Dengan semakin seringnya kita mengatakan hal-hal demikian, wajar saja paradigma yang terpatri dalam benak seorang anak kecil adalah apabila ada sesuatu yang terjadi dengan dirinya itu diakibatkan oleh sesuatu diluar dirinya, bisa orang-orang atau benda-benda yang berada di sekitarnya. Dan begitu dia mengalami masalah lagi dia akan dengan fasihnya menunjuk dan mengatakan siapa atau apa yang salah.

Nah sekarang coba kita lihat perilaku kita sendiri. Kalau kita terlambat datang ke kantor, apa yang biasanya kita salahkan? mungkin kita akan menyalahkan jalanan yang macet atau angkutan yang lebih sering ngetem daripada jalan sebagai kambing hitamnya. Kalau karier kita mentok siapa yang salah? Mungkin kita akan menunjuk atasan yang sentimen dengan kita sebagai sumber masalahnya. Kalau kenaikan gaji kita ternyata lebih kecil dari si A, siapa yang salah? Mungkin kita akan mengatakan bahwa si A memang anak emas atasan kita karena itu dia bisa mendapat lebih banyak. Kalau semua hal yang terjadi dengan diri kita sumber masalahnya selalu berada pada orang lain atau keadaan di luar, lantas apa bedanya kita dengan anak kecil?

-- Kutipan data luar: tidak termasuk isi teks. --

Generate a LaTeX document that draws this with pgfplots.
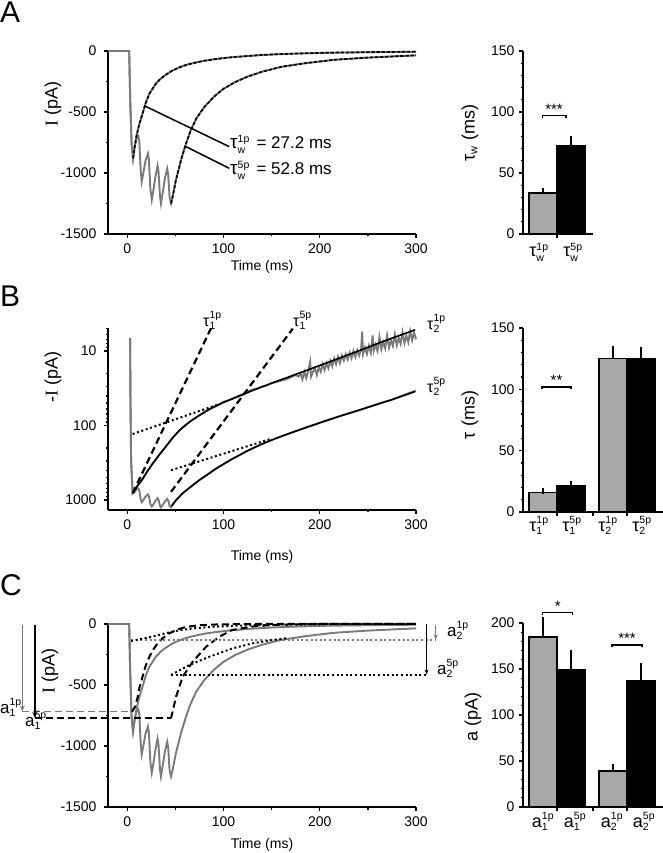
\documentclass[border=0pt]{standalone}
\usepackage{fontspec}
\setmainfont{Liberation Sans}
\newfontfamily\serifI{Liberation Serif}
\usepackage{pgfplots}
\pgfplotsset{compat=1.18}
\usepackage{pgfplotstable}
\usetikzlibrary{arrows.meta}
\definecolor{tracegray}{RGB}{122,122,122}
\definecolor{bargray}{RGB}{168,168,168}
\newcommand{\fs}[1]{\fontsize{#1}{#1}\selectfont}
\newcommand{\sym}[4]{{\fs{#1}#2$^{\hbox{\fs{10.5}#3}}_{\hbox{\fs{10.5}#4}}$}}

\pgfplotstableread{
t v
-20 0
2 0
3 -380
4.5 -760
6 -880
7.5 -800
9.5 -700
12.5 -600
16 -510
19.4 -420
23 -350
30 -265
35 -225
40 -195
47 -160
54 -135
62 -112
71 -95
80 -80
92 -66
105 -54
120 -44
137.5 -34
155 -27
180 -20
210 -14
240 -11
270 -8
300 -6
}\trOne

\pgfplotstableread{
t v
-20 0
2 0
3 -380
4.5 -760
6 -880
7.5 -790
9.5 -720
11.5 -700
12.5 -740
14 -980
15 -1070
16.5 -1010
19 -900
21.5 -840
22.5 -890
24 -1130
25.5 -1220
27 -1150
29.5 -1020
31.5 -940
32.5 -990
34 -1190
35 -1250
36.5 -1180
39 -1050
41.5 -965
42.5 -1010
44 -1200
45.5 -1250
47 -1200
50.5 -1060
56 -890
61 -760
66 -650
72 -550
80 -460
90 -375
100 -310
112 -255
125 -210
140 -170
160 -130
185 -100
215 -72
250 -54
280 -43
300 -36
}\trFive

\pgfplotstableread{
t v
3 6.7
3.3 40
4 300
5.6 813
7.5 760
10 660
13 590
16 520
21 410
26 330
33 250
40 192
47 147
54 117
60 99
65 89
70 80
75 73
80 66
85 60
90 56
95 52
100 48
105 46
110 43
115 40
120 38
125 35
130 33
135 32
140 30
145 29
150 27
155 26
160 25
165 24
170 22.5
175 21
178 22
180 20
182 24
184 19
186 23
188 18.5
190 14
191 22
193 19
195 17
197 21
199 16.5
201 19
203 15
205 18
207 14.5
209 17
211 13.5
213 16
215 12.5
217 15
219 12
221 14.5
223 11.5
225 13.5
227 11
229 13
231 10.5
233 12.5
235 10
237 12
239 9.8
241 11.5
243 9.5
244 5.5
245 11
247 9
249 11
251 8.5
253 10.5
255 6.2
256 10
258 8.2
260 10
262 6.5
264 9.5
266 7.6
268 9.2
270 6.2
272 9
274 7.2
276 8.6
278 6
280 8.4
282 6.6
284 8
286 5.6
288 7.8
290 6.2
292 7.6
294 5.4
296 7.2
298 5.6
300 7
}\bOne

\pgfplotstableread{
t v
3 6.7
3.3 40
4 300
5.6 813
7.5 790
9.5 720
11.5 700
12.5 740
14 980
15 1070
16.5 1010
19 900
21.5 840
22.5 890
24 1130
25.5 1220
27 1150
29.5 1020
31.5 940
32.5 990
34 1190
35 1250
36.5 1180
39 1050
41.5 965
42.5 1010
44 1200
45.5 1250
47 1180
50 1030
55 870
60 760
65 680
70 600
75 540
80 485
85 440
90 395
95 360
100 330
105 300
110 277
118 245
125 218
133 195
140 177
148 160
155 148
165 132
175 119
185 107
195 97
205 87
215 79
225 72
235 66
245 60
255 54
265 49
275 45
285 40
292 37
300 34
}\bFive

\pgfplotstableread{
t v
7 770
10 660
13 590
16 520
21 410
26 330
33 250
40 192
47 147
54 117
65 89
75 73
85 61
100 49
115 41
130 34
150 27
180 19.5
210 14
240 10
270 7.1
299 5.2
}\fitOne

\pgfplotstableread{
t v
46 1200
50 1030
57.6 813
65 680
75 540
85 440
95 360
110 277
125 218
140 177
155 148
175 119
200 92
225 72
250 57
275 45
299 35
}\fitFive

\pgfplotsset{
  myax/.style={scale only axis, anchor=south west, axis lines=left,
    axis line style={line width=2pt,-}, tick style={line width=1.3pt, black},
    major tick length=4pt, minor tick length=2.5pt, tick align=outside,
    ticklabel style={font=\fs{14}},
    xticklabel style={yshift=-2.5pt}, yticklabel style={xshift=-4pt},
    /pgf/number format/assume math mode=true, /pgf/number format/1000 sep={},
    clip=false},
  barax/.style={myax, yticklabel style={xshift=3pt}},
  barg/.style={ybar, bar width=28, bar shift=0pt, fill=bargray, draw=black, line width=1.5pt,
    error bars/.cd, y dir=plus, y explicit,
    error bar style={line width=1.4pt, black},
    error mark options={black, line width=1.4pt, mark size=3.2pt}},
  bark/.style={ybar, bar width=28, bar shift=0pt, fill=black, draw=black, line width=1.5pt,
    error bars/.cd, y dir=plus, y explicit,
    error bar style={line width=1.4pt, black},
    error mark options={black, line width=1.4pt, mark size=3.2pt}},
  trace/.style={tracegray, line width=1.9pt},
  fitd/.style={black, line width=1.7pt, dash pattern=on 3.5pt off 1.6pt},
  longd/.style={black, line width=2pt, dash pattern=on 7pt off 4pt},
  dotb/.style={black, line width=2pt, dash pattern=on 2pt off 2.6pt},
}

\begin{document}
\begin{tikzpicture}
\path[use as bounding box] (0,0) rectangle (663pt,853pt);

% ---------------- Panel A trace
\begin{axis}[myax, at={(108pt,619pt)}, width=308pt, height=183pt,
  xmin=-20, xmax=300, ymin=-1500, ymax=0,
  xtick={0,100,200,300}, minor xtick={50,150,250},
  ytick={-1500,-1000,-500,0}, minor ytick={-1250,-750,-250}]
\addplot[trace] table[x=t,y=v]{\trFive};
\addplot[trace] table[x=t,y=v]{\trOne};
\addplot[fitd, restrict x to domain=6:300] table[x=t,y=v]{\trOne};
\addplot[fitd, restrict x to domain=45.5:300] table[x=t,y=v]{\trFive};
\addplot[black, line width=1.5pt] coordinates {(18,-450) (106,-784)};
\addplot[black, line width=1.5pt] coordinates {(61,-784) (106,-962)};
\end{axis}
\node[anchor=base west, inner sep=0] at (230pt,704pt) {\sym{19}{τ}{1p}{w}\kern2pt\fs{17} = 27.2 ms};
\node[anchor=base west, inner sep=0] at (230pt,678pt) {\sym{19}{τ}{5p}{w}\kern2pt\fs{17} = 52.8 ms};

% ---------------- Panel A bars
\begin{axis}[barax, at={(523pt,619pt)}, width=70pt, height=183pt,
  xmin=0, xmax=70, ymin=0, ymax=150, ytick={0,50,100,150}, minor y tick num=4,
  xtick={34}, xticklabels={}]
\addplot[barg] coordinates {(20,33.5) +- (0,1.5)};
\addplot[bark] coordinates {(48,72) +- (0,6)};
\draw[black, line width=1.4pt] (axis cs:19.5,95) -- (axis cs:19.5,97) -- (axis cs:43,97) -- (axis cs:43,95);
\node[anchor=south, inner sep=1pt, font=\fs{15}] at (axis cs:31,97) {***};
\end{axis}
\node[anchor=base] at (539pt,596pt) {\sym{18}{τ}{1p}{w}};
\node[anchor=base] at (573pt,596pt) {\sym{18}{τ}{5p}{w}};

% ---------------- Panel B trace
\begin{axis}[myax, at={(108pt,343pt)}, width=308pt, height=182pt,
  xmin=-20, xmax=300, ymode=log, y dir=reverse, ymin=4.91, ymax=1361,
  xtick={0,100,200,300}, minor xtick={50,150,250},
  ytick={10,100,1000}, yticklabels={10,100,1000},
  minor ytick={5,6,7,8,9,20,30,40,50,60,70,80,90,200,300,400,500,600,700,800,900}]
\addplot[trace] table[x=t,y=v]{\bFive};
\addplot[trace] table[x=t,y=v]{\bOne};
\addplot[black, line width=1.6pt] table[x=t,y=v]{\fitOne};
\addplot[black, line width=1.6pt] table[x=t,y=v]{\fitFive};
\addplot[dotb] coordinates {(5.6,130) (95,52)};
\addplot[dotb] coordinates {(45.5,398) (150,150)};
\addplot[longd, line width=2.2pt] coordinates {(5.6,813) (87,4.95)};
\addplot[longd, line width=2.2pt] coordinates {(45.5,777) (172,5.0)};
\end{axis}
\node[anchor=base west, inner sep=0] at (203pt,526pt) {\sym{16}{τ}{1p}{1}};
\node[anchor=base west, inner sep=0] at (293pt,526pt) {\sym{16}{τ}{5p}{1}};
\node[anchor=base west, inner sep=0] at (427pt,523pt) {\sym{16}{τ}{1p}{2}};
\node[anchor=base west, inner sep=0] at (427pt,460pt) {\sym{16}{τ}{5p}{2}};

% ---------------- Panel B bars
\begin{axis}[barax, at={(523pt,341pt)}, width=140pt, height=184pt,
  xmin=0, xmax=140, ymin=0, ymax=150, ytick={0,50,100,150}, minor y tick num=4,
  xtick={34,70,104}, xticklabels={}]
\addplot[barg] coordinates {(20,16) +- (0,1)};
\addplot[bark] coordinates {(48,21) +- (0,1.5)};
\addplot[barg] coordinates {(90,125) +- (0,8)};
\addplot[bark] coordinates {(118,125) +- (0,7)};
\draw[black, line width=1.4pt] (axis cs:19,100) -- (axis cs:19,102) -- (axis cs:48,102) -- (axis cs:48,100);
\node[anchor=south, inner sep=1pt, font=\fs{15}] at (axis cs:33.5,102) {**};
\end{axis}
\node[anchor=base] at (539pt,321pt) {\sym{18}{τ}{1p}{1}};
\node[anchor=base] at (572pt,321pt) {\sym{18}{τ}{5p}{1}};
\node[anchor=base] at (608pt,321pt) {\sym{18}{τ}{1p}{2}};
\node[anchor=base] at (642pt,321pt) {\sym{18}{τ}{5p}{2}};

% ---------------- Panel C trace
\begin{axis}[myax, at={(108pt,46pt)}, width=308pt, height=183pt,
  xmin=-20, xmax=300, ymin=-1500, ymax=0,
  xtick={0,100,200,300}, minor xtick={50,150,250},
  ytick={-1500,-1000,-500,0}, minor ytick={-1250,-750,-250}]
\addplot[trace] table[x=t,y=v]{\trFive};
\addplot[trace] table[x=t,y=v]{\trOne};
% a1 levels and arrows
\addplot[tracegray, line width=1.5pt, dash pattern=on 7pt off 4pt] coordinates {(-109,-719) (5,-719)};
\addplot[longd] coordinates {(-96,-773) (45.5,-773)};
\addplot[tracegray, line width=1.5pt, -{Stealth[length=6pt,width=5pt]}] coordinates {(-109,-5) (-109,-716)};
\addplot[black, line width=1.5pt, -{Stealth[length=6pt,width=5pt]}] coordinates {(-96,-5) (-96,-770)};
% fast components
\addplot[longd] coordinates {(5,-719) (8,-680) (10.8,-600) (13,-510) (16,-430) (19,-345) (22.9,-270) (27,-210) (31.6,-158) (37,-115) (43.8,-77) (52,-45) (61,-24) (75,-10) (95,-3) (130,0) (300,0)};
\addplot[longd] coordinates {(45.5,-773) (50.7,-596) (57.6,-432) (68,-309) (82,-186) (95.8,-104) (109,-49) (134,-16) (160,-5) (200,0) (300,0)};
% slow components and a2 levels
\addplot[tracegray, line width=1.4pt, dash pattern=on 2pt off 2.6pt] coordinates {(4,-131) (320,-131)};
\addplot[dotb, line width=1.8pt] coordinates {(45.5,-418) (311,-418)};
\addplot[dotb] coordinates {(4,-139) (26,-104) (40,-75) (55,-50) (70,-35) (90,-22) (120,-12) (160,-6) (200,-3)};
\addplot[dotb] coordinates {(45.5,-418) (64.6,-336) (85.4,-268) (109.7,-199) (130.6,-158) (151.4,-131) (165,-117)};
\addplot[tracegray, line width=1.3pt, -{Stealth[length=5pt,width=4pt]}] coordinates {(320.5,-8) (320.5,-128)};
\addplot[black, line width=1.6pt, -{Stealth[length=5pt,width=4pt]}] coordinates {(311,0) (311,-414)};
\end{axis}
\node[anchor=base west, inner sep=0] at (0pt,139pt) {\sym{17}{a}{1p}{1}};
\node[anchor=base west, inner sep=0] at (25pt,126pt) {\sym{17}{a}{5p}{1}};
\node[anchor=base west, inner sep=0] at (447pt,216pt) {\sym{17}{a}{1p}{2}};
\node[anchor=base west, inner sep=0] at (437pt,178pt) {\sym{17}{a}{5p}{2}};

% ---------------- Panel C bars
\begin{axis}[barax, at={(523pt,46pt)}, width=140pt, height=184pt,
  xmin=0, xmax=140, ymin=0, ymax=200, ytick={0,50,100,150,200}, minor y tick num=4,
  xtick={34,70,104}, xticklabels={}]
\addplot[barg] coordinates {(20,185) +- (0,18)};
\addplot[bark] coordinates {(48,149) +- (0,18)};
\addplot[barg] coordinates {(90,39) +- (0,4)};
\addplot[bark] coordinates {(118,137) +- (0,16)};
\draw[black, line width=1.4pt] (axis cs:19.7,209) -- (axis cs:19.7,211.6) -- (axis cs:49.7,211.6) -- (axis cs:49.7,209);
\node[anchor=south, inner sep=1pt, font=\fs{15}] at (axis cs:34.7,211.6) {*};
\draw[black, line width=1.4pt] (axis cs:89,173.4) -- (axis cs:89,176) -- (axis cs:119,176) -- (axis cs:119,173.4);
\node[anchor=south, inner sep=1pt, font=\fs{15}] at (axis cs:104,176) {***};
\end{axis}
\node[anchor=base] at (543pt,25pt) {\sym{18}{a}{1p}{1}};
\node[anchor=base] at (575pt,25pt) {\sym{18}{a}{5p}{1}};
\node[anchor=base] at (612pt,25pt) {\sym{18}{a}{1p}{2}};
\node[anchor=base] at (644pt,25pt) {\sym{18}{a}{5p}{2}};

% ---------------- labels
\node[anchor=base west, inner sep=0, font=\fs{30}] at (0pt,830pt) {A};
\node[anchor=base west, inner sep=0, font=\fs{30}] at (0pt,546pt) {B};
\node[anchor=base west, inner sep=0, font=\fs{30}] at (0pt,257pt) {C};
\node[font=\fs{14}] at (262pt,586pt) {Time (ms)};
\node[font=\fs{14}] at (262pt,296pt) {Time (ms)};
\node[font=\fs{14}] at (262pt,8pt) {Time (ms)};
\node[rotate=90, font=\fs{18}] at (53pt,749pt) {{\serifI I} (pA)};
\node[rotate=90, font=\fs{18}] at (53pt,476pt) {-{\serifI I} (pA)};
\node[rotate=90, font=\fs{18}] at (50pt,182pt) {{\serifI I} (pA)};
\node[rotate=90, font=\fs{18}] at (470pt,720pt) {τ$_{\hbox{\fs{11}w}}$ (ms)};
\node[rotate=90, font=\fs{18}] at (470pt,438pt) {τ (ms)};
\node[rotate=90, font=\fs{18}] at (473pt,136pt) {a (pA)};
\end{tikzpicture}
\end{document}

Dalam buku 8th habit karya Stephen Covey, perilaku kita yang menyalahkan orang lain (atau keadaan diluar) terjadi karena kita menganggap diri kita sebagai obyek dalam kehidupan. Paradigma menganggap diri sebagai obyek ini disebut juga sebagai paradigma Outside-In (luar – kedalam). Orang-orang seperti Andre kalau tidak mengubah paradigmanya akan terus menemui hal yang sama dengan ilustrasi di atas, kemanapun mereka pergi. Kehidupan mereka akan bisa menurun kualitasnya dan bisa gagal menjadi orang yang sukses, karena memang hidup ini penuh masalah dan mereka selalu memposisikan dirinya sebagai obyek.

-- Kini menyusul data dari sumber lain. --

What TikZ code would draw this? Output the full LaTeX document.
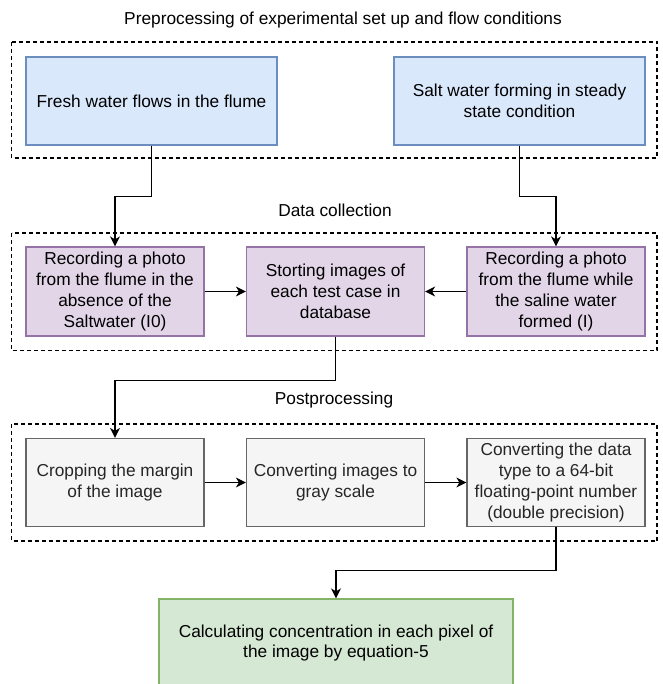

Stephen Covey menuliskan bahwa untuk menjadi orang yang sukses haruslah memiliki paradigma Inside-Out (dalam-keluar). Paradigma ini memposisikan diri kita sebagai subyek dari kehidupan ini dan kita punya kemampuan untuk mengatasi segala kesulitan dan bukan lagi sebagai obyek dari kesulitan itu. Bila Andre memiliki paradigma berpikir seperti ini tentu ia akan 99,9% tepat waktu. Dia akan menjadi orang yang super kreatif mengatasi segala kemungkinan yang bakal terjadi. Ia akan menyediakan payung dalam tasnya untuk bersiap kalau-kalau hujan turun, ia akan bangun lebih awal, berangkat lebih cepat sehingga ia punya punya cukup waktu cadangan kalau-kalau jalanan macet. Ia menjadi super kreatif menghadapi semua permasalahan.

Orang dengan paradigma ini tidak pernah mengenal stress, karena ia yakin bahwa setiap masalah yang timbul pasti bisa diselesaikan. Orang-orang besar adalah orang-orang yang tidak pernah mengeluhkan keadaan, merekalah yang mengendalikan keadaan. Setiap permasalahan yang mereka temui mereka anggap sebagai tantangan baru untuk meningkatkan kreatifitas mereka. Dan saya yakin di UOB Buana masih banyak orang-orang yang memiliki paradigma seperti ini.